In my own case, before I had any books of my own, there were libraries. I do not quite share the beginnings of the noble Lord, Lord Bird. I could read, I passed the 11-plus examination and went to a grammar school. This debate and the previous one actually belong together; in terms of social mobility, they are two sides of the same coin. My brother, who failed, did not read, although he was as intelligent as I was. It took the trade union movement to give him his opportunity to be socially mobile as a shop steward and then as a regional organiser, and then he was offered a place at Ruskin College, Oxford, this boy who failed the 11-plus and did not know how to read—most extraordinary.

For me, though, it was the Burry Port public library that fed me intellectually at a time when I could not afford books. When I became a student of English literature—I got a degree in it and went on to teach at the University of Wales—it took me until I was 16 to have a book to put on a shelf at all. What would have happened to me, for all that my grammar school was brilliant, if I had not had a library at my disposal, as well as the working men’s club with its newspapers and its intellectual exchanges? Remarkable intellectual resources were available. Yet here we are, at this point in our nation’s history, thinking that all the advances in which we can ascribe some importance to these social developments are now under threat. It is a sad day indeed.

If you go into a library, what do you see? You see child reading circles, all the way through to interlibrary loans. Do they still exist? I used to be able to milk the interlibrary loan system for brilliant books from all over the world. Just fill in the form, come back in a fortnight and you have the book you want. I did not have to go to the Bodleian or the Cambridge University library for those books; I had them in Burry Port, a tiny backwater in south Wales. I hope that does not go on the record. They will never forgive me if they hear me call them that.

We are living at a time when information is increasingly in the private domain, with people looking at their screens. I am not a Luddite and it is fantastic that you can find what you want by pressing a button, but that robs you of lateral interests and cross-referential possibilities, of having two or three things open on the table so that you can see how things work out together. Then there is social interaction—“Have you read so-and-so?”. Put two or three people together and you have an informal seminar in a minute. Libraries offer safe space, at a dangerous time, for children and vulnerable people to sit and enjoy social activity and to be together in each other’s company. We do ourselves no service if we rob ourselves of facilities of this kind and if we do not see that the money put into developing libraries in this way is not a drain on the public purse but an investment in the future of the country. It is simple—a no-brainer.

There is a question that has been referred to already which I would like the Minister to resolve. I think the 1964 Act makes it clear, but none the less the department says:

“In considering how best to deliver the statutory duty each library authority is responsible for determining, through consultation, the local needs and to deliver a modern and efficient library service that meets the requirements of their communities within available resources”.

The responsibility is put squarely on the local authority.
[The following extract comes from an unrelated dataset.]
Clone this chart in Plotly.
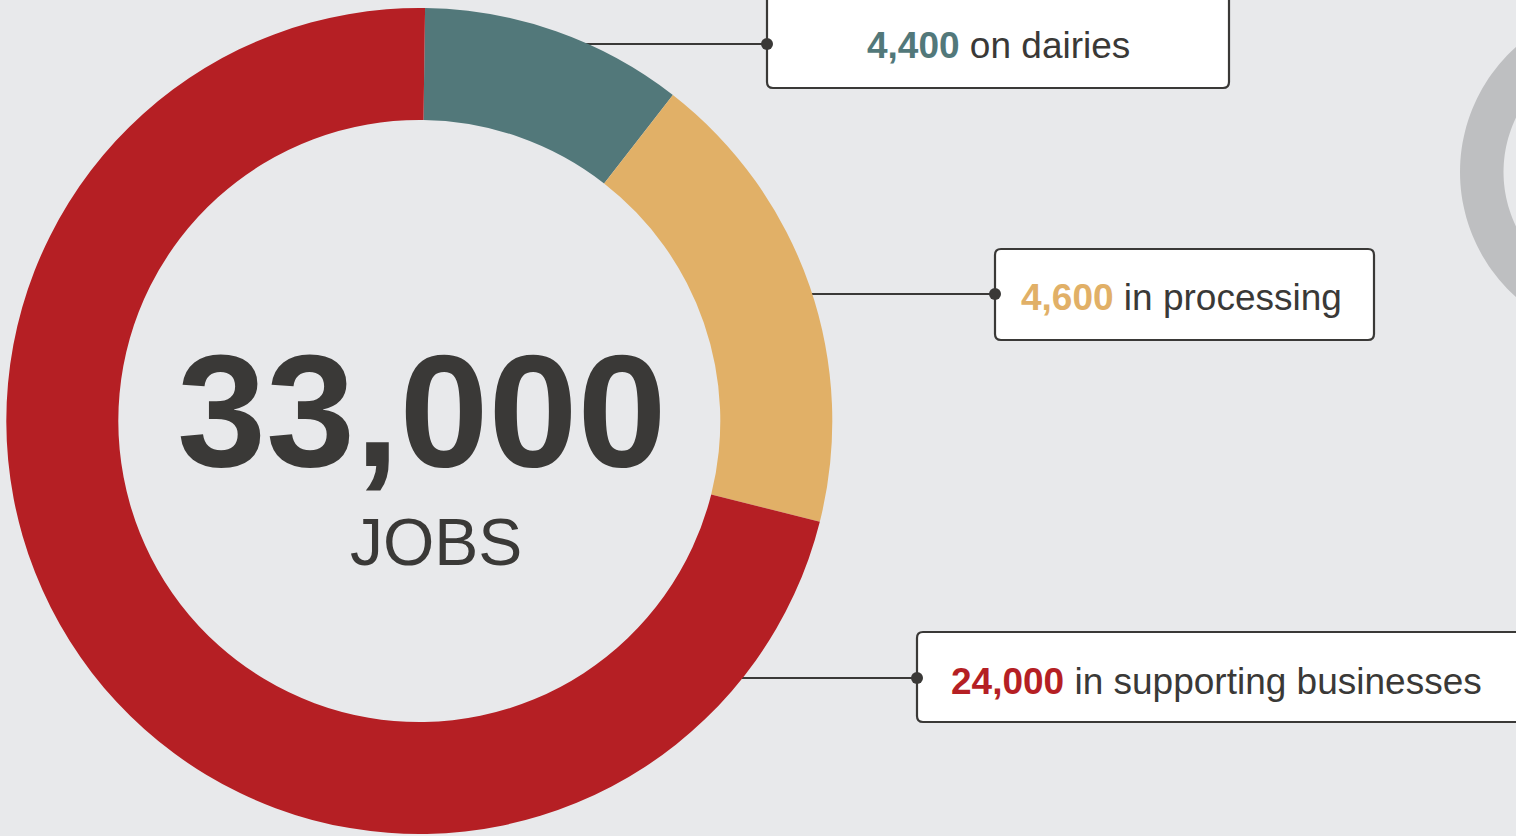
import numpy as np
import plotly.graph_objects as go

# ---- data ----
categories = ["on dairies", "in processing", "in supporting businesses"]
jobs = [4400, 4600, 24000]
jobs_labels = ["4,400", "4,600", "24,000"]
# share of the ring each slice occupies (percent)
arc_share_pct = [10.3, 18.4, 71.3]
total_label = "33,000"
total_unit = "JOBS"

colors = ["#52787a", "#e1b067", "#b51f24"]
BG = "#e8e9eb"
TEXT = "#3a3937"
FONT = "Liberation Sans, Arial, sans-serif"

W, H = 1516, 836
cx, cy, R = 419.3, 421.0, 413.0

fig = go.Figure()

# pixel-space helper axes
fig.update_layout(
    width=W, height=H,
    margin=dict(l=0, r=0, t=0, b=0),
    paper_bgcolor=BG, plot_bgcolor=BG,
    showlegend=False,
    xaxis=dict(range=[0, W], visible=False, fixedrange=True, domain=[0, 1]),
    yaxis=dict(range=[H, 0], visible=False, fixedrange=True, domain=[0, 1]),
    hovermode=False,
)

# ---- grey ring of the neighbouring chart (partially visible) ----
gcx, gcy, gR, gr = 1627.5, 172.0, 167.5, 124.0
t = np.linspace(0, 2 * np.pi, 181)
outer = [(gcx + gR * np.cos(a), gcy + gR * np.sin(a)) for a in t]
inner = [(gcx + gr * np.cos(a), gcy + gr * np.sin(a)) for a in t[::-1]]
path = "M " + " L ".join(f"{x:.1f},{y:.1f}" for x, y in outer) + " Z M " + \
       " L ".join(f"{x:.1f},{y:.1f}" for x, y in inner) + " Z"
shapes = [dict(type="path", xref="x", yref="y", path=path,
               fillcolor="#bebfc1", line=dict(width=0), layer="below")]


def rounded_rect(x0, y0, x1, y1, r):
    return (f"M {x0+r},{y0} L {x1-r},{y0} Q {x1},{y0} {x1},{y0+r} "
            f"L {x1},{y1-r} Q {x1},{y1} {x1-r},{y1} L {x0+r},{y1} "
            f"Q {x0},{y1} {x0},{y1-r} L {x0},{y0+r} Q {x0},{y0} {x0+r},{y0} Z")


# label boxes: (x0, y0, x1, y1), connector start x, text anchor
boxes = [
    (767, -6, 1229, 88),
    (995, 249, 1374, 340),
    (917, 632, 1530, 722),
]
line_y = [44, 294, 678]
line_x0 = [580, 812, 742]
text_pos = [(998, 45, "center"), (1019, 297, "left"), (949, 681, "left")]

for (x0, y0, x1, y1) in boxes:
    shapes.append(dict(type="path", xref="x", yref="y",
                       path=rounded_rect(x0, y0, x1, y1, 6),
                       fillcolor="white", line=dict(color=TEXT, width=2.2),
                       layer="below"))

# connector lines and dots
for i in range(3):
    fig.add_trace(go.Scatter(x=[line_x0[i], boxes[i][0]], y=[line_y[i], line_y[i]],
                             mode="lines", line=dict(color=TEXT, width=2),
                             hoverinfo="skip"))
fig.add_trace(go.Scatter(x=[b[0] for b in boxes], y=line_y, mode="markers",
                         marker=dict(color=TEXT, size=12), hoverinfo="skip"))

# ---- donut ----
fig.add_trace(go.Pie(
    labels=categories, values=arc_share_pct,
    marker=dict(colors=colors, line=dict(width=0)),
    hole=301 / 413, sort=False, direction="clockwise", rotation=0.8,
    textinfo="none", hoverinfo="skip",
    domain=dict(x=[(cx - R) / W, (cx + R) / W],
                y=[(H - cy - R) / H, (H - cy + R) / H]),
))

annotations = []
for i in range(3):
    x, y, anchor = text_pos[i]
    annotations.append(dict(
        x=x, y=y, xref="x", yref="y", xanchor=anchor, yanchor="middle",
        showarrow=False,
        text=f"<b><span style='color:{colors[i]}'>{jobs_labels[i]}</span></b> {categories[i]}",
        font=dict(family=FONT, size=37, color=TEXT)))

annotations.append(dict(x=421, y=410, xref="x", yref="y", xanchor="center",
                        yanchor="middle", showarrow=False,
                        text=f"<b>{total_label}</b>",
                        font=dict(family=FONT, size=160, color=TEXT)))
annotations.append(dict(x=436, y=542, xref="x", yref="y", xanchor="center",
                        yanchor="middle", showarrow=False, text=total_unit,
                        font=dict(family=FONT, size=66, color=TEXT)))

fig.update_layout(shapes=shapes, annotations=annotations)
fig.write_html(
    "out.html",
    config={"displayModeBar": False},
    post_script="document.body.style.margin='0';document.body.style.overflow='hidden';"
                f"document.body.style.background='{BG}';",
)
Yet the Act says that,

“it shall be the duty of the Secretary of State to superintend, and promote the improvement of, the public library service provided by local authorities in England and Wales, and to secure the proper discharge by local authorities of the functions in relation to libraries conferred on them as library authorities by or under this Act”.

That seems to be a contradiction; I would like it resolved, and I wonder if the Minister will do that for us. Is the Secretary of State right to discharge his duty simply by passing the buck to the local authority? No; I see the Minister’s head being shaken, and that reassures me. I hope the shaking of the head will lead to a torrent of words in passionate defence of the principle that I am adumbrating so that I can go home and have a cup of tea with some contentment.

It should be a truth universally acknowledged that any civilised society worthy of the name must be in want of libraries.